Show all lines of the listing that hold the word "seaborn".

************

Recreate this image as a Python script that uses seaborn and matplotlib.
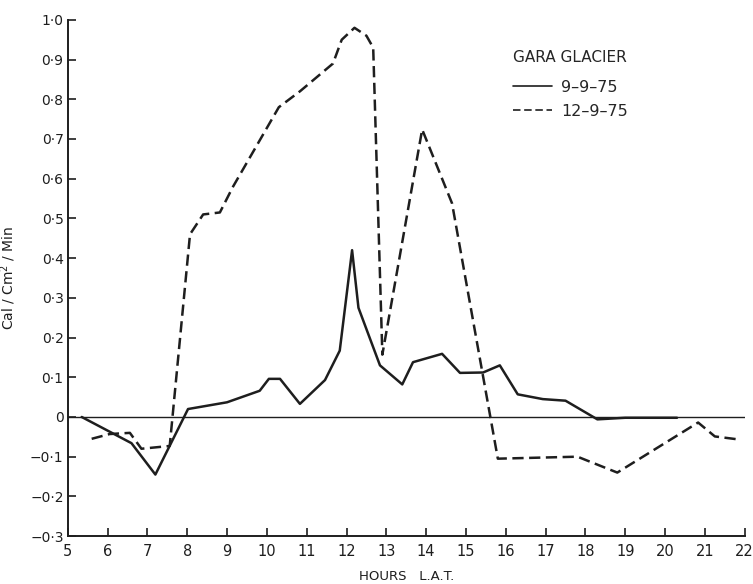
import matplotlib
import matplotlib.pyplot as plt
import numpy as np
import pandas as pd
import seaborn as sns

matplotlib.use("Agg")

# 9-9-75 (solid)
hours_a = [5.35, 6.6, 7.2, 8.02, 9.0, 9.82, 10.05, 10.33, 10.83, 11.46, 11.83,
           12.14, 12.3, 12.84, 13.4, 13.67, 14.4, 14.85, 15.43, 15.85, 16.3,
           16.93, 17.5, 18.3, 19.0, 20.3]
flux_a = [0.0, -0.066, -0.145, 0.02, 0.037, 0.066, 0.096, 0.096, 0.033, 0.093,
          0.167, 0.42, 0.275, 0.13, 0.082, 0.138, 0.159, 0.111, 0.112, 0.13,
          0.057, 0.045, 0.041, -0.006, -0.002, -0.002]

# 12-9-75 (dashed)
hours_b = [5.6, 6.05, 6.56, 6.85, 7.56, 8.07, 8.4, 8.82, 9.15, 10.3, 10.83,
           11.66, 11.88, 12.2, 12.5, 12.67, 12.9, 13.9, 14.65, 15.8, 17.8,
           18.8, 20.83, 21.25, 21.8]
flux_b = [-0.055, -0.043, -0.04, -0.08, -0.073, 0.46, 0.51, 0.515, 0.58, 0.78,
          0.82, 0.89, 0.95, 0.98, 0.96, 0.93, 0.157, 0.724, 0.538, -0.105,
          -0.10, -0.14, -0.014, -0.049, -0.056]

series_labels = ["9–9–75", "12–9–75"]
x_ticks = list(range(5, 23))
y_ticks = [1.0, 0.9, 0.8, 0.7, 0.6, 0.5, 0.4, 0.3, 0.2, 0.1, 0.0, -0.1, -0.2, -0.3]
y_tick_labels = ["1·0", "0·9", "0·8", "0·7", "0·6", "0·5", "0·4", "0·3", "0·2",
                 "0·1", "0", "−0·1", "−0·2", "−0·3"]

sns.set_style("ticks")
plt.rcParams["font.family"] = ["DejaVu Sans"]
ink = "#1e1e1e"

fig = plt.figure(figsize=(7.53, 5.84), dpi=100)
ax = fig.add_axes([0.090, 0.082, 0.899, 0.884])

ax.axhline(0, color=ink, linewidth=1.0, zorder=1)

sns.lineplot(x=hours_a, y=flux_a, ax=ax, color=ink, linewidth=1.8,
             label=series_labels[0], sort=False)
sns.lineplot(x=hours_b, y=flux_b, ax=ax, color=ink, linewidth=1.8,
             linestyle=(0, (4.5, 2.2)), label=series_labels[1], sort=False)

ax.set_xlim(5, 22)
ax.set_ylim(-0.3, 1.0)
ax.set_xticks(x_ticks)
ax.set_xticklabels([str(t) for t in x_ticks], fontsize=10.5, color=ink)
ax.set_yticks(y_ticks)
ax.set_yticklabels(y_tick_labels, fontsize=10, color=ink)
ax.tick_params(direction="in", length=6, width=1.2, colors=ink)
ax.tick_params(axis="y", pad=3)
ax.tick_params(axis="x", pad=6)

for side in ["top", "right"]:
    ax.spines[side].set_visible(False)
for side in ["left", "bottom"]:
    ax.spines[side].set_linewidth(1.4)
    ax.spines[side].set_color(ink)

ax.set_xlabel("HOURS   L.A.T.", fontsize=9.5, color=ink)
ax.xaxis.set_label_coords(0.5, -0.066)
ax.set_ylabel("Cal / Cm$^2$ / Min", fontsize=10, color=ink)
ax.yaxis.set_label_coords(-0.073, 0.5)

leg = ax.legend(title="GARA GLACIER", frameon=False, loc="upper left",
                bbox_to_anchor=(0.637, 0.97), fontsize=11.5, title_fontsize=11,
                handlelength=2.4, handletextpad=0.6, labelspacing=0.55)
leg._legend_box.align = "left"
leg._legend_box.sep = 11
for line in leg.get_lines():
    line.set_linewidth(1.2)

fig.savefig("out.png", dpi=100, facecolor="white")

************

EXPECTED ANSWER
Recreate this image as a Python script that uses seaborn and matplotlib.
import seaborn as sns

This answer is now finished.